Cognitive tools like “if-then” plans help automate responses: “If I’m distracted by my phone while working, then I will turn it face down for 25 minutes.”
Family & Shared Spaces: Agreement + Accountability
Shared households need shared rules.
- Hold a mini kick-off meeting to agree on norms (clean-up times, shared chores).
- Use chore charts or apps to allocate tasks fairly and visibly.
- Define communal storage and label zones so everyone knows where things belong.
- Celebrate small wins—one positive reinforcement keeps momentum.
For kids: make organizing playful with timers, reward stickers, and clear, short instructions.
When to Buy and When to Wait
Avoid buying organizing products impulsively. First clear, then measure, then choose storage. A common mistake is buying more than you need to “fix” clutter—this often enables keeping unneeded items.
Maintaining Progress: Review and Adjust
Set quarterly check-ins to evaluate what’s working. Ask: Which routines stuck? Where does clutter return? Iterate systems rather than abandoning them.
Troubleshooting Common Roadblocks
- Overwhelm: Break tasks into five- or ten-minute actions.
- Decision fatigue: Use rules (12-month rule, one-in-one-out) to simplify choices.
- Emotional attachment: Photograph sentimental items before letting them go.
- Lack of time: Delegate, outsource, or reduce commitments before optimizing home systems.
Minimalism vs. Practicalism: Find Your Balance
You don’t need to become a minimalist to be chaos-free. Aim for “practical minimalism”: keep things that add value and joy; remove those that drain energy or space without purpose.

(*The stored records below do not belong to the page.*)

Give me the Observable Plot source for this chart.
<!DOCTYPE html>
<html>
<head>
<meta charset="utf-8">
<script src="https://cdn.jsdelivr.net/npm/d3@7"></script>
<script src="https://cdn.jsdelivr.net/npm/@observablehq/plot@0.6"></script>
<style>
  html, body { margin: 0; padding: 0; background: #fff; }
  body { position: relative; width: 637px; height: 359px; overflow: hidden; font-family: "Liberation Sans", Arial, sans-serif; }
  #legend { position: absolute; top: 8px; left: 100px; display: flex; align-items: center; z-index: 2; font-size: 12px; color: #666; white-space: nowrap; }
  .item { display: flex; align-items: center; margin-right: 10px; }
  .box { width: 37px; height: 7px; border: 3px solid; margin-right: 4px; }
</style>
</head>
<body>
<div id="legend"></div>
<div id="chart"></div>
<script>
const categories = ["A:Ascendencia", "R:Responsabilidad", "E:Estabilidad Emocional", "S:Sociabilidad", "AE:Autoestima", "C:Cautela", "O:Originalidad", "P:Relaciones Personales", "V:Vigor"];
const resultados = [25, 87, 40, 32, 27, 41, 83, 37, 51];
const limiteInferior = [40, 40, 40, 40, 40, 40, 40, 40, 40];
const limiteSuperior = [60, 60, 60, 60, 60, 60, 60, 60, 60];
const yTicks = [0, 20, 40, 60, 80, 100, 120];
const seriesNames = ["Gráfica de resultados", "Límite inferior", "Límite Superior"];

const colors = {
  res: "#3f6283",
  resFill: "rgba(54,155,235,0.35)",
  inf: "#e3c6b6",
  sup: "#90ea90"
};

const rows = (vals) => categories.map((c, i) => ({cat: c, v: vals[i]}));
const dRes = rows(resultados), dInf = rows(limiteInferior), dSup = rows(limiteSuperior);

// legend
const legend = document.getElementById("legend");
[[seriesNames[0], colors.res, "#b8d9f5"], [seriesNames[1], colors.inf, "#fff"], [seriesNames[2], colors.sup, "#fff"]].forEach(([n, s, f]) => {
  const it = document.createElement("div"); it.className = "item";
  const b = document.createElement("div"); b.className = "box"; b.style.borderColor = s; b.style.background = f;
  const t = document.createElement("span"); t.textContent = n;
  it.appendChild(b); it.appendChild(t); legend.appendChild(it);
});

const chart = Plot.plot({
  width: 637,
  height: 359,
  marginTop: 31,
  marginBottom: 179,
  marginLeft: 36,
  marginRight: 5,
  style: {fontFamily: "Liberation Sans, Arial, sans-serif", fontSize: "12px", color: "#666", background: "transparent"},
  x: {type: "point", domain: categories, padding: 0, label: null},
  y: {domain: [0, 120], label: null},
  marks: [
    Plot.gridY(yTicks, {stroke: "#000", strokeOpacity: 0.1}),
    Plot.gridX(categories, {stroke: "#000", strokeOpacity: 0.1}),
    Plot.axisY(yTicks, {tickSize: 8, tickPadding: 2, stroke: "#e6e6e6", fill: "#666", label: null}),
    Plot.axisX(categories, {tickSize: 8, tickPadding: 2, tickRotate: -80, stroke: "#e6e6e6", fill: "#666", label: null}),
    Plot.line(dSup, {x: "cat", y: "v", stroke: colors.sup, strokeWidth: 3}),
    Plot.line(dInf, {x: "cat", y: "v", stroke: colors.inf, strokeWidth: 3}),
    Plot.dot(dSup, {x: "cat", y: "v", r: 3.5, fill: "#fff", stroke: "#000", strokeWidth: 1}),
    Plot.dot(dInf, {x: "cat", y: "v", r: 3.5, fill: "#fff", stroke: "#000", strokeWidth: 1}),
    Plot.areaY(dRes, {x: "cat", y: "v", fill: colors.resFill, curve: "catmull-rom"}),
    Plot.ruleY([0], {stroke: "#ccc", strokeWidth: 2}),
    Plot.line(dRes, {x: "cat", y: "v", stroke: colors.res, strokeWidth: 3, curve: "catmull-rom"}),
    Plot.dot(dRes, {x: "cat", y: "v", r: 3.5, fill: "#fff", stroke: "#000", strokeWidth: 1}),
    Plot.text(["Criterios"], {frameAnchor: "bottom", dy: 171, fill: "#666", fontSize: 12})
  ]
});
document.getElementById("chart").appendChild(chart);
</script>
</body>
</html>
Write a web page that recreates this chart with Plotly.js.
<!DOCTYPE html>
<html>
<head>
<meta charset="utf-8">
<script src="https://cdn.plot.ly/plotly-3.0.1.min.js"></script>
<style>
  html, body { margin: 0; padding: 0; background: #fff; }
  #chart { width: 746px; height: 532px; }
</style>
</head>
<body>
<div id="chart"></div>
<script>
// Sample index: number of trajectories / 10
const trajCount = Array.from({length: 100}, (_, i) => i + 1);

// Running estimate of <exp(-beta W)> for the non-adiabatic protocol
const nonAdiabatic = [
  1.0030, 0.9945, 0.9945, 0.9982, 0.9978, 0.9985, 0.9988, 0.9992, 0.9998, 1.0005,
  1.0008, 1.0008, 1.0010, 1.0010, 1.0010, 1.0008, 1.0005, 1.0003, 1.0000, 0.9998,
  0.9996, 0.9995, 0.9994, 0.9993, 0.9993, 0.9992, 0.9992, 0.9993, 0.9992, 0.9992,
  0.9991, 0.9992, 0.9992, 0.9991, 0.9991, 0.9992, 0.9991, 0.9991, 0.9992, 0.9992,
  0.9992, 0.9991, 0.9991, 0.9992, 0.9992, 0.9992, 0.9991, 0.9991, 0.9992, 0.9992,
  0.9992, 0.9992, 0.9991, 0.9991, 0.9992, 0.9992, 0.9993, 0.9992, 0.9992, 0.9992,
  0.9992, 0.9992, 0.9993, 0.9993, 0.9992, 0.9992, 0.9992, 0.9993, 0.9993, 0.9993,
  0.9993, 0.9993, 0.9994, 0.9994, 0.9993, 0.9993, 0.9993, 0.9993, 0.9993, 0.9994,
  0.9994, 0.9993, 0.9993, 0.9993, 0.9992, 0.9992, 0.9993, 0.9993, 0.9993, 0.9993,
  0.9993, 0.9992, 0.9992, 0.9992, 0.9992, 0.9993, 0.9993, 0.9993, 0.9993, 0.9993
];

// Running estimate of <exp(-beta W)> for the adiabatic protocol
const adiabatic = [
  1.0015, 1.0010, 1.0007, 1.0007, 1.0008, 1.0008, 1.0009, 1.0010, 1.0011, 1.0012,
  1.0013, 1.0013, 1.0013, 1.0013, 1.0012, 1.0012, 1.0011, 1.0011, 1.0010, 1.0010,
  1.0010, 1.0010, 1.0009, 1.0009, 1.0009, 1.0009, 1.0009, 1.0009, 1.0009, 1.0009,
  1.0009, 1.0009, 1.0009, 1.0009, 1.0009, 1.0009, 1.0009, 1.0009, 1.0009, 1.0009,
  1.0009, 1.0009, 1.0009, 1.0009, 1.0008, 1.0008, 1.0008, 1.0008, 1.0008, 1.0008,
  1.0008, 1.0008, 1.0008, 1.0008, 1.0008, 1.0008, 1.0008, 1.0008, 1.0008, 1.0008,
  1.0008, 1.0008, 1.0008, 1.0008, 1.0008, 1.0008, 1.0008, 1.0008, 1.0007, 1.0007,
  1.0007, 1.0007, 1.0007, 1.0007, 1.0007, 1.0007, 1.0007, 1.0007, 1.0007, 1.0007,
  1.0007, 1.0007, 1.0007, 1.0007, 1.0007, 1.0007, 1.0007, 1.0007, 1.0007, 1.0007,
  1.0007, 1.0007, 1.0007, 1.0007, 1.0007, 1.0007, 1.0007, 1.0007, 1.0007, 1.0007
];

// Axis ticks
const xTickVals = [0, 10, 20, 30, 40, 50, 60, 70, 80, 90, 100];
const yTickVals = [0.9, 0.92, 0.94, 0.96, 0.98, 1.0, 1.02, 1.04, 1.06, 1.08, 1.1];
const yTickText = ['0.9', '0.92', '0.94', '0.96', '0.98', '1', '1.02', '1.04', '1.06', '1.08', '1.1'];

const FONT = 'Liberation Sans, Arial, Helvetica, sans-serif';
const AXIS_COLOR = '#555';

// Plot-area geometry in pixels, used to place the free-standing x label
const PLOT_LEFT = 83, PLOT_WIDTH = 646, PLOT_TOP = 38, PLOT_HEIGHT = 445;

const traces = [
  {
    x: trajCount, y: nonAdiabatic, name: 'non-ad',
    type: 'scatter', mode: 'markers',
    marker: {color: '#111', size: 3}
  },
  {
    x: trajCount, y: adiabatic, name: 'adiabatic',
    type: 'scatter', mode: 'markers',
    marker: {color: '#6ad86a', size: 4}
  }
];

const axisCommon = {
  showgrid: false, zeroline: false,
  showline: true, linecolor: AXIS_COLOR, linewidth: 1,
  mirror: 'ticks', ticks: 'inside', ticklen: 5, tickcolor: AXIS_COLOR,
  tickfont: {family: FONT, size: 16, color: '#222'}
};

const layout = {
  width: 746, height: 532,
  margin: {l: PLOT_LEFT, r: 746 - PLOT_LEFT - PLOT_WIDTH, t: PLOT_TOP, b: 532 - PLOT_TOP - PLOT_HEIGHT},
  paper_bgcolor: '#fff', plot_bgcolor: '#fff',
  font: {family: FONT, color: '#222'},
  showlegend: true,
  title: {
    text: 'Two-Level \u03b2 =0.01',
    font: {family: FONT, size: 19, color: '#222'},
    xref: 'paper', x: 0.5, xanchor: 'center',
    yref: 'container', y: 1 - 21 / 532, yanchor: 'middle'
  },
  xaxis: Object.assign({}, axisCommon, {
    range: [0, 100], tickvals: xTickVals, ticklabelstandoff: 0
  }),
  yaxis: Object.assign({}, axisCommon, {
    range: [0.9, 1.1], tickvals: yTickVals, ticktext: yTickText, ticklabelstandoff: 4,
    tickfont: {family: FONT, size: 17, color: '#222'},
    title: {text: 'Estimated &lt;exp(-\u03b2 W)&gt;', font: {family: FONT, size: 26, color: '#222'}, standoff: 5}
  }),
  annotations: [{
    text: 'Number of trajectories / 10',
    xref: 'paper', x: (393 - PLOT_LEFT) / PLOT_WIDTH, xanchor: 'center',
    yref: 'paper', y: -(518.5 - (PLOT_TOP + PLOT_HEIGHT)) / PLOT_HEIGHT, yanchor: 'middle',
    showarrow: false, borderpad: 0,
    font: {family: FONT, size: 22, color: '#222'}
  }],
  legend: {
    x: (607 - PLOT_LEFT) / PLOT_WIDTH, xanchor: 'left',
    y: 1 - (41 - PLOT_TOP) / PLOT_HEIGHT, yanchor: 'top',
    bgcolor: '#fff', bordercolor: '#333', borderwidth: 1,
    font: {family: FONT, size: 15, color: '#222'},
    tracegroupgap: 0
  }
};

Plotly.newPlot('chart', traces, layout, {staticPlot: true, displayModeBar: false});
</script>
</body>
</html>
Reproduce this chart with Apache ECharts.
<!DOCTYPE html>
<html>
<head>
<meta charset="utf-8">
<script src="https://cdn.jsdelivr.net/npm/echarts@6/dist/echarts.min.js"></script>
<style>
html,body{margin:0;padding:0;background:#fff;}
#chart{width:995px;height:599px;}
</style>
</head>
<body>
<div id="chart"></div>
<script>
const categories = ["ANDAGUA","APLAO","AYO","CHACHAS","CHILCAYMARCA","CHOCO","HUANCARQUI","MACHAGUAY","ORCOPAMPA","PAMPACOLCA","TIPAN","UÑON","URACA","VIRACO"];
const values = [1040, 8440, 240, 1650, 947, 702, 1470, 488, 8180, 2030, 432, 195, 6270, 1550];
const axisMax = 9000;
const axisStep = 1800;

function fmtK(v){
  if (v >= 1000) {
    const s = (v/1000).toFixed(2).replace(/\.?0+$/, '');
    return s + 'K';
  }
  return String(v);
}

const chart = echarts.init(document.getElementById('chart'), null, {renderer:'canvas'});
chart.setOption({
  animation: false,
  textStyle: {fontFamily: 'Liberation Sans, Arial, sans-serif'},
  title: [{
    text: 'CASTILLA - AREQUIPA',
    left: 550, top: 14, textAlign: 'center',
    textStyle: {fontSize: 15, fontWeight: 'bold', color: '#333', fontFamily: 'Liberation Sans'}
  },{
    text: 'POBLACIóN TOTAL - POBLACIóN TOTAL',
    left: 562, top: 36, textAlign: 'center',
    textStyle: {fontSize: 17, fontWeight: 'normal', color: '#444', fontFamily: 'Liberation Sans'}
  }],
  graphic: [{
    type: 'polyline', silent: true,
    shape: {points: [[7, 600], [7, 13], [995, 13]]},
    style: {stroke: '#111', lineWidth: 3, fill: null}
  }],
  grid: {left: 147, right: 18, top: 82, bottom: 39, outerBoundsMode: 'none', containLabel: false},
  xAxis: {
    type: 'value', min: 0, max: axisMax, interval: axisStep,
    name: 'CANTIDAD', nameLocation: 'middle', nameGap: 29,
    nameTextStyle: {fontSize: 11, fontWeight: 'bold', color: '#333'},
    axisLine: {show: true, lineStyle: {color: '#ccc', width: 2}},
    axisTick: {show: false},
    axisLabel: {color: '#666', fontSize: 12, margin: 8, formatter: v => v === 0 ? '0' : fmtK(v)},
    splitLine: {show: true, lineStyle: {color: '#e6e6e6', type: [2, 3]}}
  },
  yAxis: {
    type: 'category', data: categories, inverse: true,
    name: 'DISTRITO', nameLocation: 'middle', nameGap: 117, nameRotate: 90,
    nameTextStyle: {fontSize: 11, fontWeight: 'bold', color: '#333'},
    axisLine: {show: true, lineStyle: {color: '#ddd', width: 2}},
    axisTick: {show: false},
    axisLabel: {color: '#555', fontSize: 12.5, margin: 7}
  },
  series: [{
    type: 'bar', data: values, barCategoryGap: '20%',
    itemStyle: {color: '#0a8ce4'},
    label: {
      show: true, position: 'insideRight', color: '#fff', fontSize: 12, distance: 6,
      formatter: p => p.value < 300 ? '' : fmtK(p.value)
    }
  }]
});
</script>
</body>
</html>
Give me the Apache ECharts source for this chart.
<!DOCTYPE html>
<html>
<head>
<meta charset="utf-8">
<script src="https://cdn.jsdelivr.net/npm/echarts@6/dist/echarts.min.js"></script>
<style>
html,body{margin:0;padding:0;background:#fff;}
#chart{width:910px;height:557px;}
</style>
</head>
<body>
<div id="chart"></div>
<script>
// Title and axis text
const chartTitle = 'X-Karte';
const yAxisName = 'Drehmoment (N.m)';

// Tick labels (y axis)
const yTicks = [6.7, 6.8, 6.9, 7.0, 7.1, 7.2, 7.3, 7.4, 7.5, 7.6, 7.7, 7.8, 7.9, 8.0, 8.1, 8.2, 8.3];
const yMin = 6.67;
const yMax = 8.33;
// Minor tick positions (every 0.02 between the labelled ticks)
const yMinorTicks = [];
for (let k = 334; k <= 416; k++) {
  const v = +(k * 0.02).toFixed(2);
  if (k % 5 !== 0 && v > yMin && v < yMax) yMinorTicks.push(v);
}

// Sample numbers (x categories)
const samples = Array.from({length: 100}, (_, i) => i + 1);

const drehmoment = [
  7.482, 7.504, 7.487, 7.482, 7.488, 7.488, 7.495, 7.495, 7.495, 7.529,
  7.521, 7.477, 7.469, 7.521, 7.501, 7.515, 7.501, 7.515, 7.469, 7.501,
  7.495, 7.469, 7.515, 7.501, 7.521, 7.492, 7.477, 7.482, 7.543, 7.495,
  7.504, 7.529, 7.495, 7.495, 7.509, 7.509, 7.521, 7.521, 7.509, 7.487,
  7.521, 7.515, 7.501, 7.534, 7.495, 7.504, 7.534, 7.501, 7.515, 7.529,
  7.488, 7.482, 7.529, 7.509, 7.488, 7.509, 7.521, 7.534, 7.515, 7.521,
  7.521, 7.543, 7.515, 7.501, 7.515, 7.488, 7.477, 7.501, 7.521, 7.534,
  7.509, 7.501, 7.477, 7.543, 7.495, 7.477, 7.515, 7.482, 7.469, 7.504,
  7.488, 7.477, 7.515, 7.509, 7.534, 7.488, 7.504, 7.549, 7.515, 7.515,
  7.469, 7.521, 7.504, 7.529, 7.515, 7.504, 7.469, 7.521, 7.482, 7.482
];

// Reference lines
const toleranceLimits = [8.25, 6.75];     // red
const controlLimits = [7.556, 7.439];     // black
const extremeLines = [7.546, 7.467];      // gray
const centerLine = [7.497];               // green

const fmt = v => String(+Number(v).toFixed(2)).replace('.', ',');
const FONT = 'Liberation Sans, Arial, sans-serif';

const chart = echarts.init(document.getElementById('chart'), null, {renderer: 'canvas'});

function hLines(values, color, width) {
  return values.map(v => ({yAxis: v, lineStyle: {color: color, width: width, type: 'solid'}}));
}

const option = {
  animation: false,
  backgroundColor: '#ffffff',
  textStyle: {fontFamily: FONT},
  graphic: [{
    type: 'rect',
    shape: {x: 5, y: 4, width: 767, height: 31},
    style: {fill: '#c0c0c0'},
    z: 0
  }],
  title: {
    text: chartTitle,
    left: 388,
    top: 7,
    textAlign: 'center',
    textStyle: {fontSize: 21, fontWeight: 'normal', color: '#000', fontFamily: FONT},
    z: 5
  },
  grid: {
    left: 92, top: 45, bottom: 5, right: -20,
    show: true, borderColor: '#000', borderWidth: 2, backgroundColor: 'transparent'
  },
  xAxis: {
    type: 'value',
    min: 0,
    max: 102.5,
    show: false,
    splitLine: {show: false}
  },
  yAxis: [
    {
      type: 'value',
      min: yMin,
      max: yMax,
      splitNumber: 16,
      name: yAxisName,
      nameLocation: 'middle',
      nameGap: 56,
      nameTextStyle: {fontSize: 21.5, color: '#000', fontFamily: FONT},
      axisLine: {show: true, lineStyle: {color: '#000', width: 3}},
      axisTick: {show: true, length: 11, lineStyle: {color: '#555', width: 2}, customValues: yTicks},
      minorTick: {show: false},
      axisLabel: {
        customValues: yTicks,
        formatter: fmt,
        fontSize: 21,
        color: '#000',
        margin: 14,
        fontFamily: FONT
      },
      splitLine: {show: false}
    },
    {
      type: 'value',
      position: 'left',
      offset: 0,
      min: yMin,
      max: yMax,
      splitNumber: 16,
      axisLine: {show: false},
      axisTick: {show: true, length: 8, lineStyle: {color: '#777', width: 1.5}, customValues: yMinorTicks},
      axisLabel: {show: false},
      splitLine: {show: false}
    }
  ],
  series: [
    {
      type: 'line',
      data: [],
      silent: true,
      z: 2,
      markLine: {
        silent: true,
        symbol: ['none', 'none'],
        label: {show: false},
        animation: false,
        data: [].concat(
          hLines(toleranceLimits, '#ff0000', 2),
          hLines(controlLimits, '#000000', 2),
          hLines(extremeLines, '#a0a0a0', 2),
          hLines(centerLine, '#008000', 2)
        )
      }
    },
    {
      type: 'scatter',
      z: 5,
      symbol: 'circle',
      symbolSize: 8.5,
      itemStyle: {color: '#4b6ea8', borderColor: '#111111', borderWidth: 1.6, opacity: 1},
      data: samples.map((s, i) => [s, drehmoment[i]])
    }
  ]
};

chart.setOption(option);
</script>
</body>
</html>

Final Checklist (Quick Wins)
- Create an entryway landing zone.
- Do a 15-minute evening tidy every day.
- Declutter one zone per weekend.
- Centralize calendar and tasks.
- Scan important documents; recycle paper clutter.
- Schedule 10 minutes of mindfulness daily.
A chaos-free life is less about perfection and more about consistent, sensible systems that free up energy for what matters. Small daily habits add up; over time, they transform how your home feels and how your mind performs.